It is not seldom that we hear of appointments having been practically made before applications for the vacant post are invited. We spoke about such a case some time ago. It was a high post in the Telephone Department and the holder of a Sixth Standard Certificate got it. Only last week one of our correspondents wrote about vacancies in the Income Tax Department for filling which the Department is in search of – candidates with Practical Experience. It is almost always practical experience that supersedes qualifications when the protected candidate is unqualified.
Promotion too very often follows the appointment pattern but with a different terminology. Seniority seems to have become an archaic criterion of ability. What counts today is Efficiency. And goodness knows how vague that term is and how wide it opens the door to favouritism. Not very long ago our contributor Nestor said that a Head Teacher is soon going to be made inspector. We are watching that promotion.
When we come to consider method of recruitment we come to think naturally of the selection board and inevitably of the big word Personality. Qualifications, ability, experience – all can be swept aside by the dramatic posture of the candidate or his studied look or his smart appearance. We wonder if the colour of his skin, the kind of his hair and the ring of his name go unnoticed when the board has to exercise their discretion. The method of recruitment for the Teachers’ Training College has caused much uneasiness. And now, is the enlistment of nurses what it ought to be?
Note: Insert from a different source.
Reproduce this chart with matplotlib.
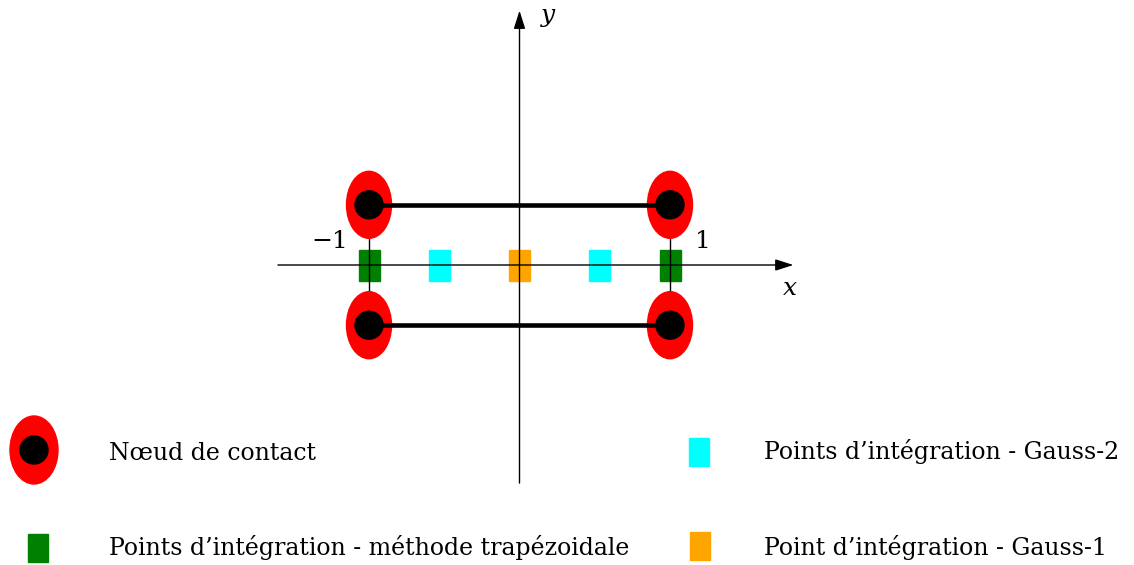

We have reasons to believe that scholarships are not always granted to the most deserving. One must have the necessary connections, it appears, to be given a scholarship in most cases. On what basis, for example, were scholarships distributed recently among handicraft teachers? It would be quite interesting to make a survey to ascertain who got scholarships, say during the past five years, and in what way Mauritius has benefited from their studies.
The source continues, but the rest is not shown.